The Humor Mill

On This Day In Comedy… In 1988 ‘School Daze’ Was Released By Columbia Pictures!

Posted Feb 13, 2018

 

On this day in comedy on February 12, 1988, School Daze was released by Columbia Pictures

This is Spike Lee’s second major motion picture following his debut, She’s Gotta Have It.   In School Daze the issue is not sexual promiscuity and social morality, but racial identity and division.  Its Dark-Skinned Blacks VS Light Skinned Blacks set in the backdrop of a fictional Historically Black College and its fraternity / sorority culture.   It’s part comedy, part drama and part musical (but not the corny kind).  

Written, directed and featuring Lee, the story is semi-autobiographical from his own college experiences.   In the film all his character, “Half-Pint”, wants to do is pledge a fraternity and get some girls.  Simple, but crossing the burning sands and being made a Gamma Phi Gamma man is not.   He must not only go through the usual hazing, but he’s at a Black college and there’s discrimination; from one frat to the next based on skin pigment, eye color and hair texture.  Then he’s got his older cousin who is a militant and fraternally a GDI (Go**amn Independent) played by Laurence Fishburne (back when he was Larry) giving him a hard time about going through that nonsense to be with a group of guys he doesn’t even like (led by Giancarlo Esposito, who Fishburne doesn’t like).   There’s conflict and tensions between the local blue collar Black youth and the “spoiled college boys”, jealousy amongst the sisters on both sides of the color line and a faculty that’s more clueless than Stacy Dash.  But there’s nothing to worry about – it’s a movie and all this dramedy comes to a head Homecoming weekend when the two rival frats clash and WAKE UP!     

School Daze boasts an impressive cast.   Tisha Campbell is Esposito’s girlfriend.   Samuel L. Jackson plays a local homeboy, who doesn’t like the college homeboys.  Joe Seneca is the President of the college, Ossie Davis the coach and Art Evans an administrator.   The rest of the cast is rounded out with Bill Nunn, Jasmine Guy, Darryl M. Bell, Branford Marsalis, Kadeem Hardison, Phyllis Hyman and of course, Joie Lee.  

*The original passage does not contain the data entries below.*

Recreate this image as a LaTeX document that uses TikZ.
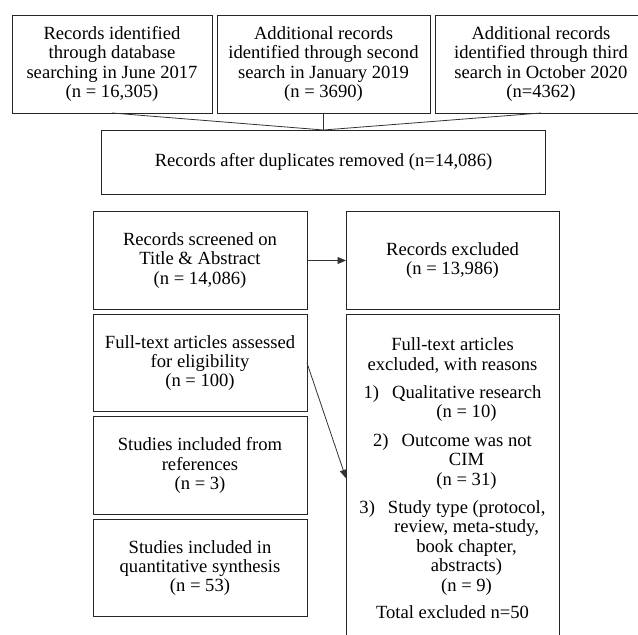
\documentclass[tikz,border=0pt]{standalone}
\usepackage{fontspec}
\setmainfont{Liberation Serif}
\usetikzlibrary{arrows.meta,positioning}

\begin{document}
\begin{tikzpicture}[
    x=1pt,y=-1pt,
    node distance=5pt,
    box/.style={draw=black!85,line width=1pt,outer sep=0pt,inner sep=2pt,align=center,minimum height=97.5pt,font=\fontsize{18.6}{19.4}\selectfont},
    link/.style={draw=black!80,line width=0.8pt},
    arr/.style={link,-{Triangle[length=8.5pt,width=7pt]}}
]
\useasboundingbox (0,0) rectangle (638,635);
\clip (0,0) rectangle (638,635);

% identification
\node[box,minimum width=200pt,minimum height=98pt] (dbA) at (112,64) {Records identified\\through database\\searching in June 2017\\(n = 16,305)};
\node[box,minimum width=213pt,minimum height=98pt,right=of dbA] (dbB) {Additional records\\identified through second\\search in January 2019\\(n = 3690)};
\node[box,minimum width=212pt,minimum height=98pt,right=of dbB] (dbC) {Additional records\\identified through third\\search in October 2020\\(n=4362)};
\node[box,minimum width=444pt,minimum height=64pt,below=17pt of dbB] (dedup) {Records after duplicates removed (n=14,086)};

% screening column
\node[box,minimum width=214pt] (screen) at (200,260.5) {Records screened on\\Title \& Abstract\\(n = 14,086)};
\node[box,minimum width=214pt,below=of screen] (full) {Full-text articles assessed\\for eligibility\\(n = 100)};
\node[box,minimum width=214pt,below=of full] (refs) {Studies included from\\references\\(n = 3)};
\node[box,minimum width=214pt,below=of refs] (synth) {Studies included in\\quantitative synthesis\\(n = 53)};

% exclusions
\node[box,minimum width=213pt,right=39pt of screen] (excl) {Records excluded\\(n = 13,986)};
\node[box,minimum width=213pt,minimum height=328pt,below=of excl] (fullex) {Full-text articles\\excluded, with reasons\\[9pt]
1)\hspace{13pt}Qualitative research\\\hspace*{28pt}(n = 10)\\[9pt]
2)\hspace{13pt}Outcome was not\\\hspace*{28pt}CIM\\\hspace*{28pt}(n = 31)\\[9pt]
3)\hspace{13pt}Study type (protocol,\\\hspace*{28pt}review, meta-study,\\\hspace*{28pt}book chapter,\\\hspace*{28pt}abstracts)\\\hspace*{28pt}(n = 9)\\[8pt]
Total excluded n=50};

\draw[link] (dbA.south) -- (dedup.north);
\draw[link] (dbB.south) -- (dedup.north);
\draw[link] (dbC.south) -- (dedup.north);
\draw[arr] (screen) -- (excl);
\draw[arr] (full.east) -- (fullex.west);
\end{tikzpicture}
\end{document}
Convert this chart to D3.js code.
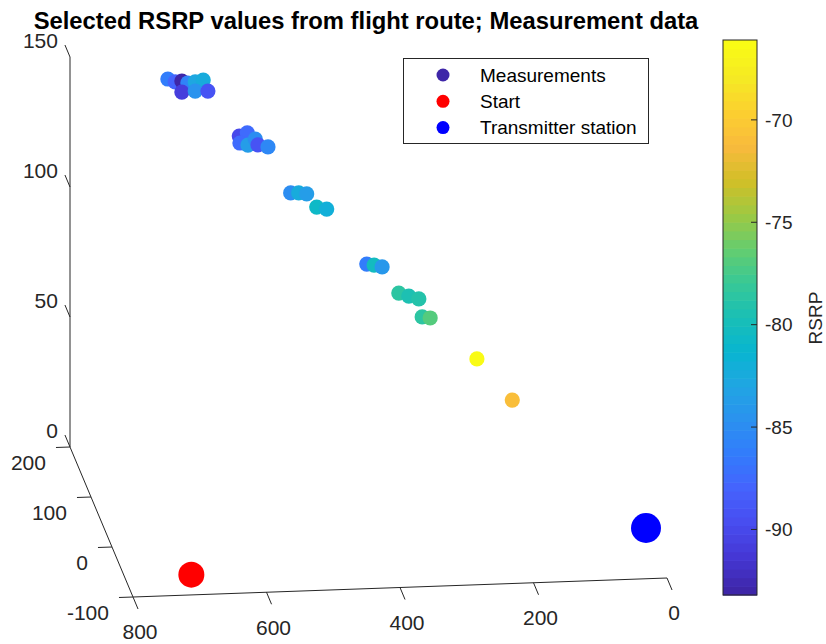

The usually controversial Spike Lee was on his artistic and polarizing ascension during this period and School Daze helped fuel his reputation.   Behind the scenes he’d housed the light skinned Blacks in better accommodations than the dark-skinned Blacks to add to the tension on the set.   It did.   The animosity was so great that an actual fight broke out between the two groups of ‘actors” and Lee told his crew to keep filming.   That fight was in the movie.   It vividly demonstrated the realistic relationship dynamics that were themed in School Daze and the purity translated, as well as stirred up opposing viewpoints.  Whereas mainstream critics found the film frank, honest and revealing; exposing a slice of society they were unfamiliar.  The Black colleges on the other hand took exception to Lee’s use of real life language used in those colleges to describe language used in those colleges.   They resented his portrayal of racial separatism and during filming Morehouse, Spelman and Clark Atlanta University kicked him off their campuses.  Filming had to be completed at nearby Morris Brown College.  

School Daze was the inspiration for the NBC sitcom, A Different World.  It also spawned a number one hit on Billboard’s R&B chart (Da Butt) and featured the Phyllis Hyman song, Be One.    On a budget of $6.5 million School Daze grossed $14,545,844.